Goal: Write the data out again exactly, with no pictures.

Provided data:
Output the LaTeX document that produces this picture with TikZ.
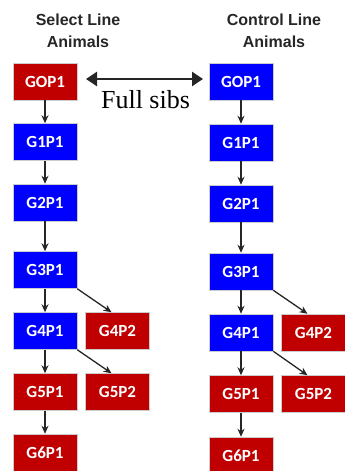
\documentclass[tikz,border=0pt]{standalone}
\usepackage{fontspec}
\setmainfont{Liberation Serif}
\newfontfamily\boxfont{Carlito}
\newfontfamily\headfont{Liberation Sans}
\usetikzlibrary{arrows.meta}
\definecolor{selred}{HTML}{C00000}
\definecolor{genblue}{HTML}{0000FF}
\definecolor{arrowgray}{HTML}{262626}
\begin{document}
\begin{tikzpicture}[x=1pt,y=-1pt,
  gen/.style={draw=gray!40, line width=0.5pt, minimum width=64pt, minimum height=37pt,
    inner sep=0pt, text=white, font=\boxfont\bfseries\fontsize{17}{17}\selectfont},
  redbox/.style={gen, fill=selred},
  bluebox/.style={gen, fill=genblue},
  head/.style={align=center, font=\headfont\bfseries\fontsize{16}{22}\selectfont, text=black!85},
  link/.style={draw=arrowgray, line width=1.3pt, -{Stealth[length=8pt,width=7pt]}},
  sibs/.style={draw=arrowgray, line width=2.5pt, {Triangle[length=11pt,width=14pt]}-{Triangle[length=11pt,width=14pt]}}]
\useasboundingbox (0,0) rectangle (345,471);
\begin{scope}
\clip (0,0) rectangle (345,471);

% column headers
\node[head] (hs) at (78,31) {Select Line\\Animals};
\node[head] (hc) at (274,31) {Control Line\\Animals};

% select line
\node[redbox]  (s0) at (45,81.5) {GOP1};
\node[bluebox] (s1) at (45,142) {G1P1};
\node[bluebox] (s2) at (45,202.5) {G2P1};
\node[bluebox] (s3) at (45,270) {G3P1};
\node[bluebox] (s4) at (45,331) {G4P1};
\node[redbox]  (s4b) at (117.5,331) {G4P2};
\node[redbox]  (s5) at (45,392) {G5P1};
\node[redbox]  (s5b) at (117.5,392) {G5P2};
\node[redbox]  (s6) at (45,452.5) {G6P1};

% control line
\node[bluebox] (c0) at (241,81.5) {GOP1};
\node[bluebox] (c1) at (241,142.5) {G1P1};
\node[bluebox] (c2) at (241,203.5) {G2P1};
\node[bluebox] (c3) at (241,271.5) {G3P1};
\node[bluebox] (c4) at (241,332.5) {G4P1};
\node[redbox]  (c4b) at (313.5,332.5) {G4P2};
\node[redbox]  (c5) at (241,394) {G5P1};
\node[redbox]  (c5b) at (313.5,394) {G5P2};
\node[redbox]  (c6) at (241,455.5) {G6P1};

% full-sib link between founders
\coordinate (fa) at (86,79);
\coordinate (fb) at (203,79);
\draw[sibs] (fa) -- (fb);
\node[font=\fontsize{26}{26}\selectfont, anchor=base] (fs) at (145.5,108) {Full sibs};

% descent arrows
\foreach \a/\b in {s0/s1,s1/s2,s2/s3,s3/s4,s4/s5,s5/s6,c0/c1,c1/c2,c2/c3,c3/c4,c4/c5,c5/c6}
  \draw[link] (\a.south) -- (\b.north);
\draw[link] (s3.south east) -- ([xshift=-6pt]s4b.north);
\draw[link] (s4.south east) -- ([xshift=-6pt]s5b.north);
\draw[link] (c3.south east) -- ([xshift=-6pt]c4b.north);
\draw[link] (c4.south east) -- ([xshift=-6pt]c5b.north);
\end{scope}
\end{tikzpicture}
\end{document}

Response:
Output the LaTeX document that produces this picture with TikZ.
\documentclass[tikz,border=0pt]{standalone}
\usepackage{fontspec}
\setmainfont{Liberation Serif}
\newfontfamily\boxfont{Carlito}
\newfontfamily\headfont{Liberation Sans}
\usetikzlibrary{arrows.meta}
\definecolor{selred}{HTML}{C00000}
\definecolor{genblue}{HTML}{0000FF}
\definecolor{arrowgray}{HTML}{262626}
\begin{document}
\begin{tikzpicture}[x=1pt,y=-1pt,
  gen/.style={draw=gray!40, line width=0.5pt, minimum width=64pt, minimum height=37pt,
    inner sep=0pt, text=white, font=\boxfont\bfseries\fontsize{17}{17}\selectfont},
  redbox/.style={gen, fill=selred},
  bluebox/.style={gen, fill=genblue},
  head/.style={align=center, font=\headfont\bfseries\fontsize{16}{22}\selectfont, text=black!85},
  link/.style={draw=arrowgray, line width=1.3pt, -{Stealth[length=8pt,width=7pt]}},
  sibs/.style={draw=arrowgray, line width=2.5pt, {Triangle[length=11pt,width=14pt]}-{Triangle[length=11pt,width=14pt]}}]
\useasboundingbox (0,0) rectangle (345,471);
\begin{scope}
\clip (0,0) rectangle (345,471);

% column headers
\node[head] (hs) at (78,31) {Select Line\\Animals};
\node[head] (hc) at (274,31) {Control Line\\Animals};

% select line
\node[redbox]  (s0) at (45,81.5) {GOP1};
\node[bluebox] (s1) at (45,142) {G1P1};
\node[bluebox] (s2) at (45,202.5) {G2P1};
\node[bluebox] (s3) at (45,270) {G3P1};
\node[bluebox] (s4) at (45,331) {G4P1};
\node[redbox]  (s4b) at (117.5,331) {G4P2};
\node[redbox]  (s5) at (45,392) {G5P1};
\node[redbox]  (s5b) at (117.5,392) {G5P2};
\node[redbox]  (s6) at (45,452.5) {G6P1};

% control line
\node[bluebox] (c0) at (241,81.5) {GOP1};
\node[bluebox] (c1) at (241,142.5) {G1P1};
\node[bluebox] (c2) at (241,203.5) {G2P1};
\node[bluebox] (c3) at (241,271.5) {G3P1};
\node[bluebox] (c4) at (241,332.5) {G4P1};
\node[redbox]  (c4b) at (313.5,332.5) {G4P2};
\node[redbox]  (c5) at (241,394) {G5P1};
\node[redbox]  (c5b) at (313.5,394) {G5P2};
\node[redbox]  (c6) at (241,455.5) {G6P1};

% full-sib link between founders
\coordinate (fa) at (86,79);
\coordinate (fb) at (203,79);
\draw[sibs] (fa) -- (fb);
\node[font=\fontsize{26}{26}\selectfont, anchor=base] (fs) at (145.5,108) {Full sibs};

% descent arrows
\foreach \a/\b in {s0/s1,s1/s2,s2/s3,s3/s4,s4/s5,s5/s6,c0/c1,c1/c2,c2/c3,c3/c4,c4/c5,c5/c6}
  \draw[link] (\a.south) -- (\b.north);
\draw[link] (s3.south east) -- ([xshift=-6pt]s4b.north);
\draw[link] (s4.south east) -- ([xshift=-6pt]s5b.north);
\draw[link] (c3.south east) -- ([xshift=-6pt]c4b.north);
\draw[link] (c4.south east) -- ([xshift=-6pt]c5b.north);
\end{scope}
\end{tikzpicture}
\end{document}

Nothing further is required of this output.